Note di regia di "Istanti"
In “Istanti”, ho scelto di compiere un gesto audace e provocatorio: utilizzare immagini statiche, come se il tempo, sullo schermo, si fosse improvvisamente fermato. Questa decisione, apparentemente semplice, nasconde una complessità di significati e una precisa intenzione stilistica.
Non si tratta di un'idea completamente originale. Anche il cinema tradizionale, dopotutto, si basa su una rapida successione di immagini fisse. Ma in “Istanti”, la frequenza di queste immagini si riduce drasticamente. Il ritmo rallenta, il tempo cinematografico si dilata. Lo spettatore è costretto
a osservare, a riflettere, a indugiare su ogni fotogramma, come se ciascuno racchiudesse una storia a sé.
Questa immobilità porta con sé implicazioni narrative profonde. Le immagini statiche riflettono lo stato d’animo della protagonista: paralizzata dal dolore di una separazione, bloccata in un presente sospeso. Ogni fotogramma diventa una metafora di un tempo che si rifiuta di scorrere, un simbolo della sua incapacità di andare avanti.
Ma c’è di più. L’immobilità non è solo una rappresentazione del dolore: è un invito alla riflessione. Quando il movimento si arresta, emergono i dettagli. Gli sguardi, le espressioni, i silenzi si fanno più eloquenti. Lo spettatore, in questa esperienza, non è un semplice osservatore passivo: diventa un co-costruttore del significato, chiamato a legare tra loro i frammenti, a dare un senso al tutto.
Le voci fuori campo accompagnano questo viaggio, ma il loro ruolo non è quello di raccontare: fungono da guida, lasciando allo spettatore il compito di cucire insieme i lembi della storia. È un processo attivo, intimo, che coinvolge a un livello profondo. Ogni immagine è un frammento di memoria, e ogni memoria è una rielaborazione personale, filtrata attraverso la lente del dolore e della nostalgia.
Il tema della memoria è centrale in “Istanti”. Le immagini non sono semplici istantanee del passato: sono ricordi trasformati, frammenti di un tempo vissuto che tornano alla mente della protagonista. Ma la memoria, si sa, è sempre selettiva, soggettiva. Non ricordiamo tanto i fatti, quanto il significato che attribuiamo loro.
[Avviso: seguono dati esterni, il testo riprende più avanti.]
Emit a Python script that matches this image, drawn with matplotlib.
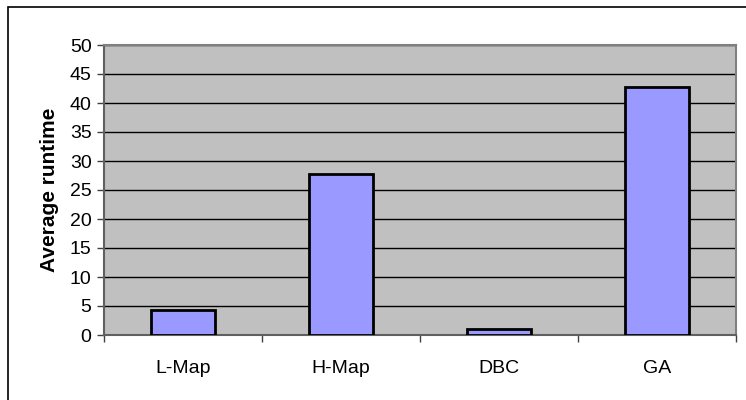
import matplotlib.pyplot as plt
import numpy as np

plt.rcParams['font.family'] = ['Liberation Sans', 'DejaVu Sans']

methods = ['L-Map', 'H-Map', 'DBC', 'GA']
runtime = [4.3, 27.7, 1.0, 42.8]
yticks = np.arange(0, 51, 5)

fig = plt.figure(figsize=(7.46, 4.0), dpi=100)
# outer chart frame (left and top edges show)
fig.patches.append(plt.Rectangle((8 / 746, -0.1), 1.2, (400 - 7) / 400 + 0.1,
                                 transform=fig.transFigure, fill=False,
                                 edgecolor='black', linewidth=1.2))

ax = fig.add_axes([104 / 746, 1 - 335 / 400, 632 / 746, 290 / 400])
ax.set_facecolor('#c0c0c0')

x = np.arange(len(methods))
ax.bar(x, runtime, width=0.405, color='#9999ff', edgecolor='black',
       linewidth=2, zorder=3)

ax.set_xlim(-0.5, len(methods) - 0.5)
ax.set_ylim(0, 50)
ax.set_yticks(yticks)
ax.yaxis.grid(True, color='black', linewidth=1, zorder=1)
ax.set_axisbelow(True)

# category ticks sit between the bars
ax.set_xticks(np.arange(-0.5, len(methods)), minor=False)
ax.set_xticklabels([])
ax.set_xticks(x, minor=True)
ax.set_xticklabels(methods, minor=True, fontsize=14)
ax.tick_params(axis='x', which='minor', length=0, pad=18)
ax.tick_params(axis='x', which='major', length=5, width=1, color='#404040',
               direction='out')
ax.tick_params(axis='y', length=5, width=1, color='#404040', labelsize=14,
               pad=4)

for side in ['top', 'right']:
    ax.spines[side].set_color('#808080')
    ax.spines[side].set_linewidth(1.5)
ax.spines['left'].set_color('#606060')
ax.spines['bottom'].set_color('#606060')
ax.spines['left'].set_linewidth(1.5)
ax.spines['bottom'].set_linewidth(1.5)

ax.set_ylabel('Average runtime', fontsize=15, fontweight='bold', labelpad=8)

fig.savefig('out.png', dpi=100)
Ed è proprio attraverso questa rielaborazione che “Istanti” invita a riflettere sul rapporto tra il passato e il presente, tra ciò che è stato e
ciò che siamo oggi.
La vita, come il cinema, è fatta di istanti. Frammenti di tempo discreti, che si susseguono senza soluzione di continuità, ma che il nostro cervello ricompone in un flusso unico, un racconto coerente. È in questa illusione di continuità che costruiamo il senso del nostro esistere.
In questo contesto, l’amore emerge come forza trascendente. Non legato al tempo o allo spazio, l’amore si rivela capace di unire ciò che è stato separato, di dare senso al dolore, di offrire un motivo per andare avanti. È l’amore, alla fine, ciò che definisce la vita. E in “Istanti”, è l’amore che permette alla protagonista di affrontare il proprio dolore, trasformando la staticità in un punto di partenza per un nuovo inizio.